Do I need to wait for a “revelation” ( or “signs”) from God or is it ok to just think about each of these projects and evaluate them in my mind (positive and negative aspects of each one of them) to make my choice? I discussed it with God, searching for an answer to that deep question : how do we find the will of God in a particular case?
So I typed the words “the will of God” on Google and I found a soooo interesting article from John Piper. And I found an answer to my question.

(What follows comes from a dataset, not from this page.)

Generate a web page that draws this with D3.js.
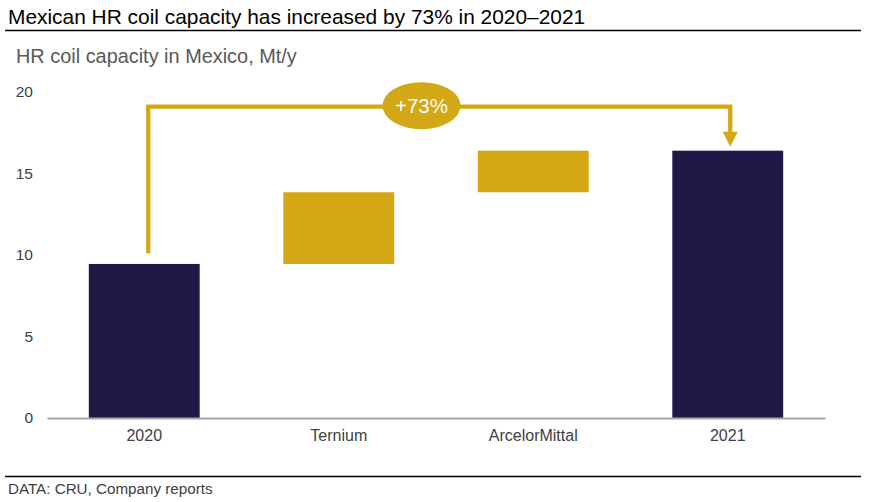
<!DOCTYPE html>
<html>
<head>
<meta charset="utf-8">
<script src="https://cdn.jsdelivr.net/npm/d3@7"></script>
<style>
  body { margin: 0; background: #fff; }
  svg { display: block; font-family: "Liberation Sans", Arial, sans-serif; }
</style>
</head>
<body>
<div id="chart"></div>
<script>
// chart data
const categories = ["2020", "Ternium", "ArcelorMittal", "2021"];
const barBase = [0, 9.45, 13.85, 0];
const barValue = [9.45, 4.4, 2.55, 16.4];
const barKind = ["total", "step", "step", "total"];
const yTicks = [0, 5, 10, 15, 20];
const changeLabel = "+73%";
const connectorStart = 10.1;   // where the bracket leaves the 2020 bar
const connectorLevel = 19.1;   // height of the bracket

const width = 873, height = 502;
const colors = { total: "#201847", step: "#d4a715" };

const svg = d3.select("#chart").append("svg")
      .attr("width", width)
      .attr("height", height);

// title + rules
svg.append("text")
      .attr("x", 8).attr("y", 23.5)
      .attr("font-size", "20.9px")
      .attr("fill", "#000")
      .text("Mexican HR coil capacity has increased by 73% in 2020\u20132021");

svg.append("line")
      .attr("x1", 5).attr("x2", 861).attr("y1", 30.5).attr("y2", 30.5)
      .attr("stroke", "#000").attr("stroke-width", 1.3);

svg.append("text")
      .attr("x", 16).attr("y", 63)
      .attr("font-size", "19.9px")
      .attr("fill", "#595959")
      .text("HR coil capacity in Mexico, Mt/y");

svg.append("line")
      .attr("x1", 5).attr("x2", 861).attr("y1", 476.5).attr("y2", 476.5)
      .attr("stroke", "#000").attr("stroke-width", 1.3);

svg.append("text")
      .attr("x", 8).attr("y", 494)
      .attr("font-size", "15.2px")
      .attr("fill", "#404040")
      .text("DATA: CRU, Company reports");

// scales
const x = d3.scaleBand()
      .domain(categories)
      .range([47, 825])
      .paddingInner(0.43)
      .paddingOuter(0.215);

const y = d3.scaleLinear()
      .domain([0, 20])
      .range([418, 92]);

// y tick labels (no axis line)
const yAxis = svg.append("g")
      .attr("transform", "translate(33,0)")
      .call(d3.axisLeft(y).tickValues(yTicks).tickSize(0).tickPadding(0));
yAxis.select(".domain").remove();
yAxis.selectAll("text")
      .attr("font-size", "15.5px")
      .attr("fill", "#404040")
      .attr("font-family", "Liberation Sans, Arial, sans-serif");

// bars
svg.append("g").selectAll("rect")
      .data(categories)
      .join("rect")
      .attr("x", d => x(d))
      .attr("width", x.bandwidth())
      .attr("y", (d, i) => y(barBase[i] + barValue[i]))
      .attr("height", (d, i) => y(barBase[i]) - y(barBase[i] + barValue[i]))
      .attr("fill", (d, i) => colors[barKind[i]]);

// x axis
const xAxis = svg.append("g")
      .attr("transform", "translate(0," + y(0) + ")")
      .call(d3.axisBottom(x).tickSize(0).tickPadding(12));
xAxis.select(".domain")
      .attr("stroke", "#a6a6a6")
      .attr("stroke-width", 2);
xAxis.selectAll("text")
      .attr("font-size", "16px")
      .attr("fill", "#404040")
      .attr("font-family", "Liberation Sans, Arial, sans-serif");

// growth bracket
const first = categories[0], last = categories[categories.length - 1];
const xa = x(first) + x.bandwidth() / 2 + 4;
const xb = x(last) + x.bandwidth() / 2 + 2.5;
const lastTop = barBase[3] + barValue[3];
const arrowTip = y(lastTop) - 4;

svg.append("path")
      .attr("d", d3.line()([
            [xa, y(connectorStart)],
            [xa, y(connectorLevel)],
            [xb, y(connectorLevel)],
            [xb, arrowTip - 12]
      ]))
      .attr("fill", "none")
      .attr("stroke", colors.step)
      .attr("stroke-width", 4.3);

svg.append("path")
      .attr("d", d3.line()([
            [xb - 7.5, arrowTip - 15],
            [xb + 7.5, arrowTip - 15],
            [xb, arrowTip]
      ]) + "Z")
      .attr("fill", colors.step);

svg.append("ellipse")
      .attr("cx", 421.5)
      .attr("cy", y(connectorLevel) - 1)
      .attr("rx", 39)
      .attr("ry", 23.5)
      .attr("fill", colors.step);

svg.append("text")
      .attr("x", 421.5)
      .attr("y", y(connectorLevel) - 1)
      .attr("dy", "0.35em")
      .attr("text-anchor", "middle")
      .attr("font-size", "20.5px")
      .attr("fill", "#fff")
      .text(changeLabel);
</script>
</body>
</html>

He starts his reflection with Rom 12.1-2 (the reflection is long but great) and here’s his conclusion : what you need to do is deeply long and pray for a renewed mind. Focus your efforts in being transformed by the renewing of your mind (through reading and meditating the Bible). This renewed mind will give you new thoughts, new desires, new goals. And with your inner self being transformed, you can discern what is the will of God, what is pleasant to him in daily choices.
Quote :
“There is a world of difference between praying and laboring for a renewed mind that discerns how to apply God’s Word, on the one hand, and the habit of asking God to give you new revelation of what to do, on the other hand. Divination does not require transformation. God’s aim is a new mind, a new way of thinking and judging, not just new information. His aim is that we be transformed, sanctified, freed by the truth of his revealed Word (John 8:32; 17:17)”
So I got the answer to my question : I’ve got to dig more and more into the Bible, allowing God to transform my mind more and more to his likeness. Then I know that I will make good choices and do his will for my life.
And yes, it’s ok to make choices with my (renewed) mind and not to be always looking for “signs”.
Sorry for being so long, but you asked me first… 😉 it’s almost 3 o’clock now and I hope my spiritual reflections (I’ve just shared with you one out of many) will stop coz’ I just need to sleeeeep!
God bless you!
Sandrine.
Sandrine,
You were not too long, you were just right. And your story sounds just like it works for me.
Okay, one more question. How did “reflecting with God” seem different than normal prayer? And how did it seem different than just normal thinking in the middle of the night?
Sam
Sandrine,
It is never too late to answer. I think God has often waited decades for me to answer a question of his.
I absolutely love your answers, and I so deeply appreciate the time and approach you took to answering it.
My experience of meditation is almost identical to yours: (a) it engages the mind in a different way–it’s like engaging the brain of the heart, not just the brain of the body, (b) it is more of a conversation… I believe this is the heart of biblical meditation, a conversation with God about his Word, talking WITH him, inviting him to illuminate his word, YES!!, (c) you expose your thoughts, concerns, ideas, worries to God; again, YES, it is inviting God into our thinking, it’s not just praying our petitions TO him, it is talking WITH him, and (d), it is rooted in Scripture; this is important. Yes, I often “meditate” with God on other issues, but the way I learn to recognize his voice is to meditate on his word; when I learn to hear his voice there, it’s easier to recognize his voice when he speaks to me on the drive to work and while mowing the lawn.
THANK YOU SO MUCH for your wonderful answer.